[frr] dst-src design/architecture intro

Tue Jan 31 06:56:15 EST 2017

Hi all,

as requested (with some delay, sorry), here's a design overview of what
dst-src (aka sourcedest) routing is supposed to do.
Disclosure:  I've been working on this in IETF context:
https://datatracker.ietf.org/doc/draft-ietf-rtgwg-dst-src-routing/

# Problem

The problem this tries to solve is making multiple uplinks available in
an IPv6 customer network that does not have its own address space in the
BGP DFZ.  Meaning, each of the uplinks assigns some fragment of that
uplink's address space.  Now since BCP38 filtering is reasonably
commonplace (yay!), these uplinks will drop incoming packets if they
have a source address from another ISP.

NAT is an obvious solution that everyone hates with a passion,
especially at the IETF.  Alternate solutions basically started out with,
well, we need to deliver the packets to the correct exit.  This meant
either tunneling/encapsulation or a change in routing lookups.

# Solution

So, the idea is to make it possible to route packets not only on
destination, but also source address.  So far, that's just policy
routing.  However, there is a major difference - the angle of approach
is "reversed":

Classic PBR divides routing lookups into separate tables based on source
address (or more compilicated, e.g. firewall mark) lookups.  Tables can
be chained together on Linux, but left to their own they have no overlap
and act fully independent.  Essentially, there are fully independent
networks with their own routing.  Most importantly, source/firewall
markers are looked up /first/.

dst-src does this the other way around.  There is only one table with
destination prefixes as usual.  However, for a particular destination -
e.g. the IPv6 default route ::/0 - there can now be more specific
"(D,S)" [Destination,Source] routes.  The source prefix is looked up
/second/ (but with "fallthrough" semantics).  This implies a model of
one single common network with specific D,S routes for a few select
targets.

On top of that, unlike with policy routing which is more or less beyond
the scope of dynamic routing protocols (the user somehow has to
configure a policy and do something like multitopology routing or
filtering between tables), dst-src is explicitly in-scope of dynamic
routing.  IS-IS gets a new sub-TLV to carry source prefix information,
and there is no policy to configure so D,S routes can be pushed through
the network like any other route.

(Compatibility and mixed deployment is a bit complicated, but solved.)

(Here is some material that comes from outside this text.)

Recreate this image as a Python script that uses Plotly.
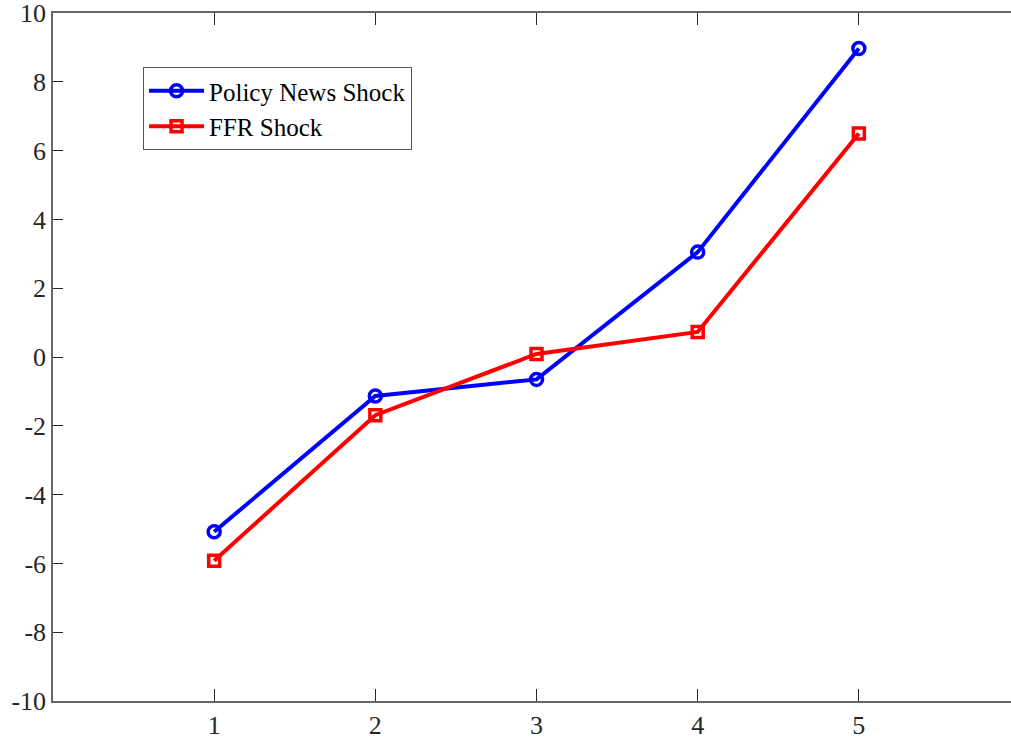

So, ultimately this was designed to solve one problem and solve it
reasonably well.  People have found a few other use cases, for example
using different assigned prefixes for different classes of service, and
doing distinct routing for these classes.  But all in all the primary
use cases is "multiple uplinks with explicitly associated prefixes".

# FRR impact

The changes to FRR simply add the infrastructure to pass D,S routes
along just like D-only routes.  It's essentially an additional attribute
on the route;  but it needs to support D,S1 + D,S2 with S1 != S2 at the
same time (so it's really an extension to the "route table key").

It's implemented as hanging a second route_table off the destination
entry.  If there are no D,S routes, this table will never even be
created.  It's only present for destination prefixes that have one or
more D,S routes.

The biggest impact is really that it makes the route_table code a bit
more complicated.

Forwarding semantics and such are all up to the kernel, FRR doesn't
care.  Linux has implemented this back in 3.x kernels;  it had some bugs
with the route cache though so AFAIR it needs something around 3.14 or
so to work properly.

# Caveats

- all of this is IPv6-only, both in the Linux kernel and FRR

- the core document specifies fallthrough lookup, e.g.
  packet to 2001:db8:2345::1  from 2001:db8:1234::1
  route  #1 2001:db8:2345::/48 src 2001:db8:eeee::/48
  route  #2 2001:db8::/32      src 2001:db8::/32
  needs to match route #2, e.g. after finding no match on destination
  2001:db8:2345::/48 the lookup needs to continue at less specific
  destination prefixes. (There is no implicit stop.)

- it's not policy routing, and it can't be abused to do "real" policy
  routing.  E.g. the draft for the IS-IS transport expects and assumes
  that the routing works as described in the core document.  Crowbaring
  it as a transport mechanism for other policy routing will make hell
  break lose.  It can replace PBR in /some/ applications, but it's
  essentially a subset.

Hope this addresses open questions,

-David